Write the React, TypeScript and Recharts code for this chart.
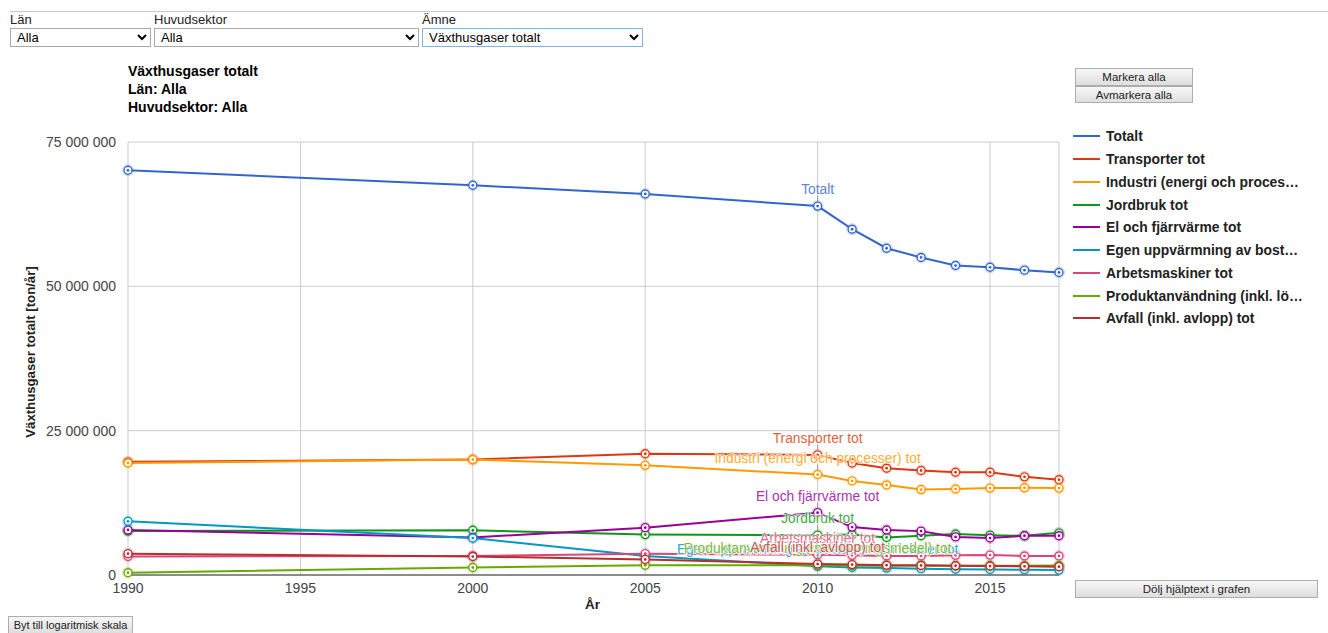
import React from 'react';
import { LineChart, Line, XAxis, YAxis, CartesianGrid } from 'recharts';

// År och värden (miljoner ton/år)
const years = [1990, 2000, 2005, 2010, 2011, 2012, 2013, 2014, 2015, 2016, 2017];
const totalt = [70.1, 67.5, 66.0, 63.9, 59.9, 56.6, 55.0, 53.6, 53.3, 52.8, 52.4];
const transporter = [19.6, 20.0, 21.0, 20.8, 19.4, 18.5, 18.1, 17.8, 17.8, 17.0, 16.5];
const industri = [19.4, 20.0, 19.0, 17.4, 16.3, 15.6, 14.8, 14.9, 15.05, 15.1, 15.05];
const jordbruk = [7.6, 7.75, 7.0, 6.9, 7.0, 6.5, 6.8, 7.1, 6.9, 6.8, 7.3];
const elFjarrvarme = [7.8, 6.5, 8.2, 10.8, 8.3, 7.8, 7.6, 6.6, 6.4, 6.8, 6.8];
const egenUppvarmning = [9.3, 6.4, 3.3, 1.5, 1.3, 1.2, 1.1, 1.0, 0.95, 0.9, 0.85];
const arbetsmaskiner = [3.2, 3.3, 3.7, 3.5, 3.4, 3.3, 3.3, 3.4, 3.45, 3.3, 3.3];
const produktanvandning = [0.4, 1.3, 1.7, 1.7, 1.6, 1.6, 1.7, 1.6, 1.6, 1.6, 1.65];
const avfall = [3.7, 3.2, 2.7, 1.9, 1.8, 1.7, 1.65, 1.6, 1.55, 1.5, 1.45];

const xTicks = [1990, 1995, 2000, 2005, 2010, 2015];
const yTicks = [0, 25, 50, 75];

const series = [
  { key: 'totalt', name: 'Totalt', legend: 'Totalt', values: totalt, color: '#3366cc', label: '#5b84d6' },
  { key: 'transporter', name: 'Transporter tot', legend: 'Transporter tot', values: transporter, color: '#dc3912', label: '#e4613e' },
  { key: 'industri', name: 'Industri (energi och processer) tot', legend: 'Industri (energi och proces…', values: industri, color: '#ff9900', label: '#ffad33' },
  { key: 'jordbruk', name: 'Jordbruk tot', legend: 'Jordbruk tot', values: jordbruk, color: '#109618', label: '#3fab46' },
  { key: 'el', name: 'El och fjärrvärme tot', legend: 'El och fjärrvärme tot', values: elFjarrvarme, color: '#990099', label: '#ad33ad' },
  { key: 'egen', name: 'Egen uppvärmning av bostäder och lokaler tot', legend: 'Egen uppvärmning av bost…', values: egenUppvarmning, color: '#0099c6', label: '#33add1' },
  { key: 'arbets', name: 'Arbetsmaskiner tot', legend: 'Arbetsmaskiner tot', values: arbetsmaskiner, color: '#dd4477', label: '#e46992' },
  { key: 'produkt', name: 'Produktanvändning (inkl. lösningsmedel) tot', legend: 'Produktanvändning (inkl. lö…', values: produktanvandning, color: '#66aa00', label: '#85bb33' },
  { key: 'avfall', name: 'Avfall (inkl. avlopp) tot', legend: 'Avfall (inkl. avlopp) tot', values: avfall, color: '#b82e2e', label: '#c65858' },
];

const data = years.map((year, i) => {
  const row: Record<string, number> = { year };
  series.forEach((s) => {
    row[s.key] = s.values[i];
  });
  return row;
});

const FONT = 'Arial, "Liberation Sans", sans-serif';
const LABEL_INDEX = years.indexOf(2010);

const fmt = (v: number) => String(Math.round(v * 1000000)).replace(/\B(?=(\d{3})+(?!\d))/g, ' ');

const makeDot = (color: string) => (props: any) => {
  const { cx, cy, index } = props;
  if (cx == null || cy == null) return <g key={index} />;
  return (
    <g key={index}>
      <circle cx={cx} cy={cy} r={5.5} fill="none" stroke={color} strokeOpacity={0.25} strokeWidth={1} />
      <circle cx={cx} cy={cy} r={4} fill="#fff" stroke={color} strokeWidth={1.4} />
      <circle cx={cx} cy={cy} r={1.4} fill={color} />
    </g>
  );
};

const makeLabel = (text: string, color: string) => (props: any) => {
  const { x, y, index } = props;
  if (index !== LABEL_INDEX) return <g key={index} />;
  return (
    <g key={index}>
      <line x1={x} x2={x} y1={y - 10} y2={y - 4} stroke="#999" strokeWidth={1} />
      <text
        x={x}
        y={y - 12}
        textAnchor="middle"
        fontFamily={FONT}
        fontSize={13.8}
        fill={color}
        stroke="#fff"
        strokeWidth={2}
        strokeOpacity={0.7}
        paintOrder="stroke"
      >
        {text}
      </text>
    </g>
  );
};

const btn: React.CSSProperties = {
  position: 'absolute',
  boxSizing: 'border-box',
  fontFamily: FONT,
  fontSize: 11.5,
  color: '#222',
  background: 'linear-gradient(#f7f7f7, #dedede)',
  border: '1px solid #adadad',
  borderRadius: 0,
  padding: 0,
  lineHeight: '14px',
  whiteSpace: 'nowrap',
  overflow: 'hidden',
};

const sel: React.CSSProperties = {
  position: 'absolute',
  top: 28,
  height: 19,
  boxSizing: 'border-box',
  fontFamily: FONT,
  fontSize: 13,
  border: '1px solid #a9a9a9',
  borderRadius: 0,
  background: '#fff',
  padding: '0 2px',
};

const lbl: React.CSSProperties = { position: 'absolute', top: 12, fontFamily: FONT, fontSize: 13, color: '#222' };

export default function App() {
  return (
    <div style={{ position: 'fixed', left: 0, top: 0, width: 1328, height: 633, background: '#fff', fontFamily: FONT, overflow: 'hidden' }}>
      <div style={{ position: 'absolute', left: 10, right: 0, top: 11, height: 1, background: '#c8c8c8' }} />
      <div style={{ ...lbl, left: 10 }}>Län</div>
      <div style={{ ...lbl, left: 154 }}>Huvudsektor</div>
      <div style={{ ...lbl, left: 422 }}>Ämne</div>
      <select style={{ ...sel, left: 10, width: 141 }} defaultValue="Alla">
        <option>Alla</option>
      </select>
      <select style={{ ...sel, left: 154, width: 265 }} defaultValue="Alla">
        <option>Alla</option>
      </select>
      <select style={{ ...sel, left: 422, width: 221, border: '1px solid #7eb4ea' }} defaultValue="Växthusgaser totalt">
        <option>Växthusgaser totalt</option>
      </select>

      <div style={{ position: 'absolute', left: 128, top: 62, fontSize: 14, fontWeight: 'bold', lineHeight: '18px', color: '#000' }}>
        <div>Växthusgaser totalt</div>
        <div>Län: Alla</div>
        <div>Huvudsektor: Alla</div>
      </div>

      <button style={{ ...btn, left: 1075, top: 68, width: 118, height: 18 }}>Markera alla</button>
      <button style={{ ...btn, left: 1075, top: 86, width: 118, height: 17 }}>Avmarkera alla</button>

      <div style={{ position: 'absolute', left: 1073, top: 125 }}>
        {series.map((s) => (
          <div key={s.key} style={{ display: 'flex', alignItems: 'center', height: 22.75 }}>
            <div style={{ width: 27, height: 2, background: s.color, marginRight: 6 }} />
            <span style={{ fontSize: 13.9, fontWeight: 'bold', color: '#222', whiteSpace: 'nowrap' }}>{s.legend}</span>
          </div>
        ))}
        <div style={{ height: 5, overflow: 'hidden', marginLeft: 33 }}>
          <span style={{ fontSize: 13.9, fontWeight: 'bold', color: '#e8e8e8', whiteSpace: 'nowrap', position: 'relative', top: 8 }}>
            Utrikes transporter tot
          </span>
        </div>
      </div>

      <div
        style={{
          position: 'absolute',
          left: 30,
          top: 352,
          transform: 'translate(-50%, -50%) rotate(-90deg)',
          fontSize: 13.2,
          fontWeight: 'bold',
          color: '#222',
          whiteSpace: 'nowrap',
        }}
      >
        Växthusgaser totalt [ton/år]
      </div>
      <div style={{ position: 'absolute', left: 585, top: 597, fontSize: 13.5, fontWeight: 'bold', color: '#222' }}>År</div>

      <div style={{ position: 'absolute', left: 0, top: 0 }}>
        <LineChart width={1328} height={633} data={data} margin={{ top: 142, right: 269, bottom: 28, left: 48 }}>
          <CartesianGrid stroke="#cccccc" strokeWidth={1} />
          <XAxis
            dataKey="year"
            type="number"
            domain={[1990, 2017]}
            ticks={xTicks}
            height={30}
            tickSize={0}
            tickMargin={8}
            stroke="#333"
            tick={{ fill: '#444', fontSize: 14, fontFamily: FONT }}
          />
          <YAxis
            type="number"
            domain={[0, 75]}
            ticks={yTicks}
            width={80}
            tickSize={0}
            tickMargin={12}
            axisLine={false}
            tickFormatter={fmt}
            tick={{ fill: '#444', fontSize: 14, fontFamily: FONT }}
          />
          {series.map((s) => (
            <Line
              key={s.key}
              dataKey={s.key}
              type="linear"
              stroke={s.color}
              strokeWidth={2}
              dot={makeDot(s.color)}
              activeDot={false}
              isAnimationActive={false}
            />
          ))}
          {series.map((s) => (
            <Line
              key={s.key + '-label'}
              dataKey={s.key}
              type="linear"
              stroke="none"
              dot={false}
              activeDot={false}
              legendType="none"
              label={makeLabel(s.name, s.label)}
              isAnimationActive={false}
            />
          ))}
        </LineChart>
      </div>

      <button style={{ ...btn, left: 1075, top: 580, width: 243, height: 18 }}>Dölj hjälptext i grafen</button>
      <button style={{ ...btn, left: 8, top: 616, width: 125, height: 18, fontSize: 11 }}>Byt till logaritmisk skala</button>
    </div>
  );
}
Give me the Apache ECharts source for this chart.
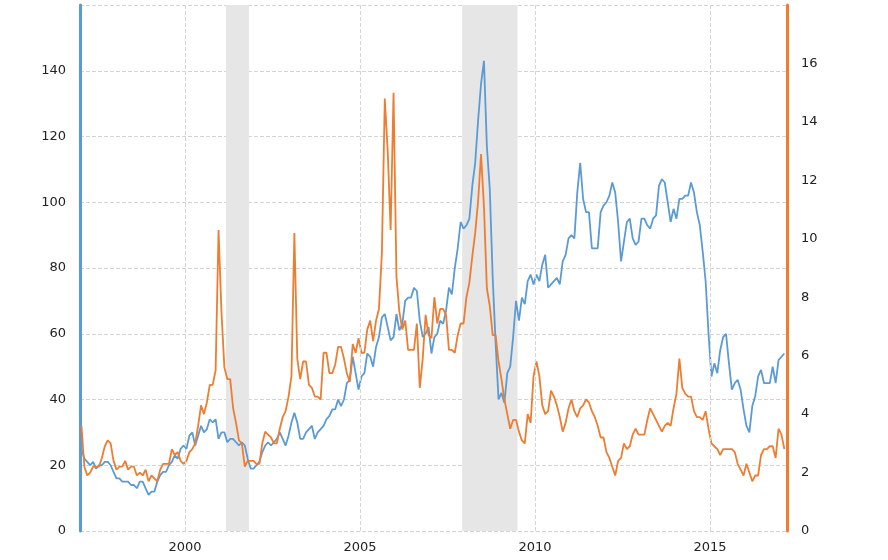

▶ [REQUEST] From the opening line of the entries above to the line containing "const yTicks = [0, 25, 50, 75];", please transcribe each line exactly, skipping every picture.

▶ [RESULT BELOW]
Write the React, TypeScript and Recharts code for this chart.
import React from 'react';
import { LineChart, Line, XAxis, YAxis, CartesianGrid } from 'recharts';

// År och värden (miljoner ton/år)
const years = [1990, 2000, 2005, 2010, 2011, 2012, 2013, 2014, 2015, 2016, 2017];
const totalt = [70.1, 67.5, 66.0, 63.9, 59.9, 56.6, 55.0, 53.6, 53.3, 52.8, 52.4];
const transporter = [19.6, 20.0, 21.0, 20.8, 19.4, 18.5, 18.1, 17.8, 17.8, 17.0, 16.5];
const industri = [19.4, 20.0, 19.0, 17.4, 16.3, 15.6, 14.8, 14.9, 15.05, 15.1, 15.05];
const jordbruk = [7.6, 7.75, 7.0, 6.9, 7.0, 6.5, 6.8, 7.1, 6.9, 6.8, 7.3];
const elFjarrvarme = [7.8, 6.5, 8.2, 10.8, 8.3, 7.8, 7.6, 6.6, 6.4, 6.8, 6.8];
const egenUppvarmning = [9.3, 6.4, 3.3, 1.5, 1.3, 1.2, 1.1, 1.0, 0.95, 0.9, 0.85];
const arbetsmaskiner = [3.2, 3.3, 3.7, 3.5, 3.4, 3.3, 3.3, 3.4, 3.45, 3.3, 3.3];
const produktanvandning = [0.4, 1.3, 1.7, 1.7, 1.6, 1.6, 1.7, 1.6, 1.6, 1.6, 1.65];
const avfall = [3.7, 3.2, 2.7, 1.9, 1.8, 1.7, 1.65, 1.6, 1.55, 1.5, 1.45];

const xTicks = [1990, 1995, 2000, 2005, 2010, 2015];
const yTicks = [0, 25, 50, 75];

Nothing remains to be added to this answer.